Ambil Alih Gaza, Trump Ungkap Rencana Transaksi Real Estate
WASHINGTON, iNews.id - Presiden Amerika Serikat (AS) Donald Trump kembali menyinggung soal rencananya merebut Jalur Gaza. Dia pertama kali menyampaikan pernyataan kontroversial itu pada Selasa lalu.
Meski demikian, rencana itu tidak terburu-buru karena rekonstruksi Gaza membutuhkan waktu panjang.
Rencana tersebut menghadapi penolakan keras, bukan hanya dari Palestina dan negara-negara Arab, tapi juga sekutu-sekutu AS di Eropa. Banyak pihak, termasuk PBB, bahkan menyebut rencana itu sebagai pembersihan etnis.

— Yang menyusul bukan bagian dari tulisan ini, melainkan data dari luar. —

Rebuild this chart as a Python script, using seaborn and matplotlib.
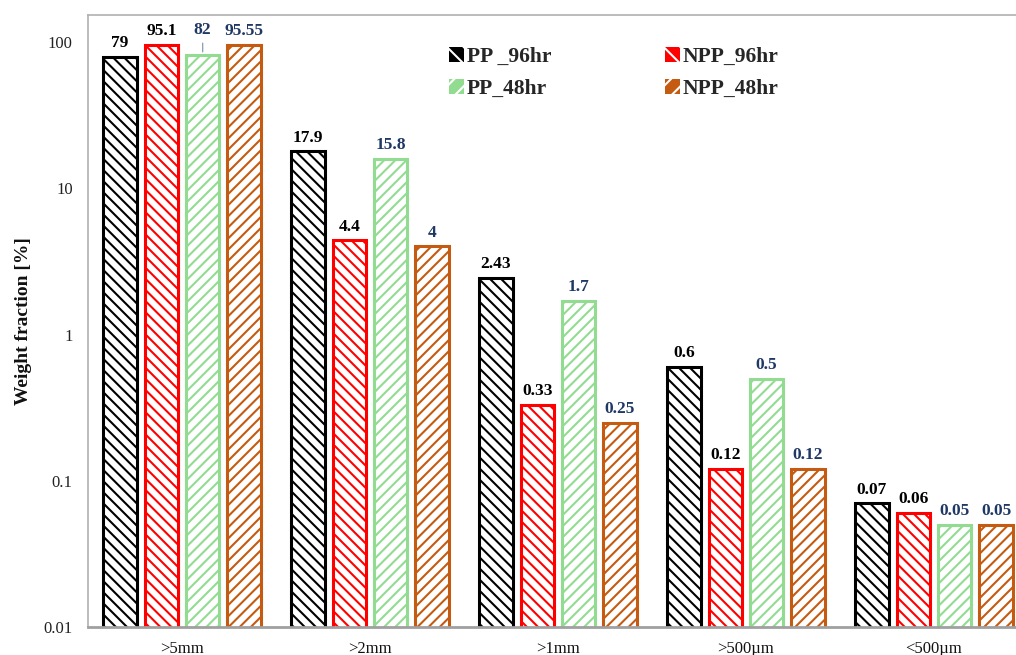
import matplotlib
matplotlib.use("Agg")
import matplotlib.pyplot as plt
from matplotlib.patches import Patch
import seaborn as sns
import pandas as pd

# Size fractions and weight fractions [%] per sample
categories = [">5mm", ">2mm", ">1mm", ">500\u00b5m", "<500\u00b5m"]
series_names = ["PP _96hr", "NPP_96hr", "PP_48hr", "NPP_48hr"]
pp_96 = [79, 17.9, 2.43, 0.6, 0.07]
npp_96 = [95.1, 4.4, 0.33, 0.12, 0.06]
pp_48 = [82, 15.8, 1.7, 0.5, 0.05]
npp_48 = [95.55, 4, 0.25, 0.12, 0.05]
value_labels = [
    ["79", "17.9", "2.43", "0.6", "0.07"],
    ["95.1", "4.4", "0.33", "0.12", "0.06"],
    ["82", "15.8", "1.7", "0.5", "0.05"],
    ["95.55", "4", "0.25", "0.12", "0.05"],
]
y_ticks = [0.01, 0.1, 1, 10, 100]
y_tick_labels = ["0.01", "0.1", "1", "10", "100"]

edge_colors = ["#000000", "#ff0000", "#92dc92", "#c55a11"]
text_colors = ["#000000", "#000000", "#1f3864", "#1f3864"]
hatches = ["\\\\\\", "\\\\\\", "///", "///"]

df = pd.DataFrame({
    "size": categories * 4,
    "sample": [s for s in series_names for _ in categories],
    "fraction": pp_96 + npp_96 + pp_48 + npp_48,
})

sns.set_theme(style="white")
plt.rcParams["font.family"] = ["Liberation Serif", "DejaVu Serif"]
plt.rcParams["hatch.linewidth"] = 1.5

fig = plt.figure(figsize=(10.16, 6.55), dpi=100)
ax = fig.add_axes([88 / 1016, 28 / 655, 940 / 1016, 612 / 655])

sns.barplot(data=df, x="size", y="fraction", hue="sample", order=categories,
            hue_order=series_names, palette=edge_colors, width=0.88, gap=0.2,
            ax=ax, legend=False, errorbar=None)

ax.set_yscale("log")
ax.set_ylim(0.01, 153)
ax.set_xlim(-0.5, 4.5)

for i, cont in enumerate(ax.containers):
    for bar in cont:
        bar.set_facecolor("white")
        bar.set_edgecolor(edge_colors[i])
        bar.set_hatch(hatches[i])
        bar.set_linewidth(2.2)

# Value labels above each bar
for i, cont in enumerate(ax.containers):
    for j, bar in enumerate(cont):
        x = bar.get_x() + bar.get_width() / 2
        h = bar.get_height()
        if i == 2 and j == 0:
            ax.annotate(value_labels[i][j], xy=(x, h), xytext=(0, 14.5),
                        textcoords="offset points", ha="center", va="baseline",
                        fontsize=12.5, fontweight="bold", color=text_colors[i],
                        arrowprops=dict(arrowstyle="-", color="#8a9bb0", lw=0.9,
                                        shrinkA=1, shrinkB=2))
        else:
            ax.annotate(value_labels[i][j], xy=(x, h), xytext=(0, 7),
                        textcoords="offset points", ha="center", va="baseline",
                        fontsize=12.5, fontweight="bold", color=text_colors[i])

ax.set_yticks(y_ticks)
ax.set_yticklabels(y_tick_labels)
ax.minorticks_off()
ax.tick_params(axis="y", length=0, pad=11, labelsize=12, labelcolor="#222222")
ax.tick_params(axis="x", length=0, pad=10, labelsize=12, labelcolor="#111111")
ax.set_xlabel("")
ax.set_ylabel("Weight fraction [%]", fontsize=14, fontweight="bold", color="#111111")
ax.yaxis.set_label_coords(-0.06, 0.5)

for side in ["left", "top", "right"]:
    ax.spines[side].set_color("#b0b0b0")
    ax.spines[side].set_linewidth(1.2)
ax.spines["bottom"].set_color("#a0a0a0")
ax.spines["bottom"].set_linewidth(2)

# Legend laid out row by row: 96hr samples on top, 48hr samples below
handles = [Patch(facecolor=c, edgecolor="white", hatch=h[:2], linewidth=0)
           for c, h in zip(edge_colors, hatches)]
order = [0, 2, 1, 3]
leg = ax.legend([handles[k] for k in order], [series_names[k] for k in order],
                ncol=2, loc="upper left",
                bbox_to_anchor=(438 / 1016, 1 - 36 / 655), bbox_transform=fig.transFigure,
                frameon=False, handlelength=0.7, handleheight=0.7, handletextpad=0.15,
                columnspacing=5.25, labelspacing=0.55, borderpad=0,
                prop={"family": ["Liberation Serif"], "weight": "bold", "size": 15.5})

fig.savefig("out.png", dpi=100)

Trump mengklaim rencana untuk Gaza yang disebutnya dengan transaksi real estate itu mendapat sambutan sangat baik. Tidak jelas pihak mana yang memberikan sambutan atas rencana itu, selain tentunya Israel.
Trump menjelaskan rencananya terhadap Gaza tak membutuhkan biaya besar, bahkan tak perlu mengirim pasukan.
"kita tidak membutuhkan siapa pun di sana. Itu akan dipasok dan diberikan kepada kita oleh Israel. Mereka akan mengawasinya dalam hal keamanan," katanya, seperti dikutip dari Anadolu, Minggu (9/2/2025).
"Kita tidak berbicara tentang pasukan di lapangan atau apa pun, tapi saya kira fakta bahwa kita hadir di sana, bahwa kita memiliki investasi di sana, akan sangat membantu menciptakan perdamaian," ujarnya, menambahkan.
Trump menegaskan pemerintahannya hanya ingin melihat stabilitas di Gaza seraya berharap ada bagian tertentu di wilayah itu yang bisa dimiliki.
"Itu akan menunjukkan dan mewujudkan stabilitas luar biasa dan di wilayah itu dengan biaya sangat kecil, harga sangat murah, dan kita sama sekali tidak membutuhkan tentara. Itu akan diurus oleh pihak lain, dan investasinya juga diurus oleh pihak lain," tuturnya.
Rencana Trump tersebut menghadapi perlawanan keras. Puluhan negara, termasuk Turki, Spanyol, Irlandia, Norwegia, Jerman, Prancis, Yordania, Mesir, dengan tegas menolak usulan tersebut. Bahkan penolakan datang dari mitra terdekat Trump dari Partai Republik, termasuk Senator Lindsey Graham dan Rand Paul.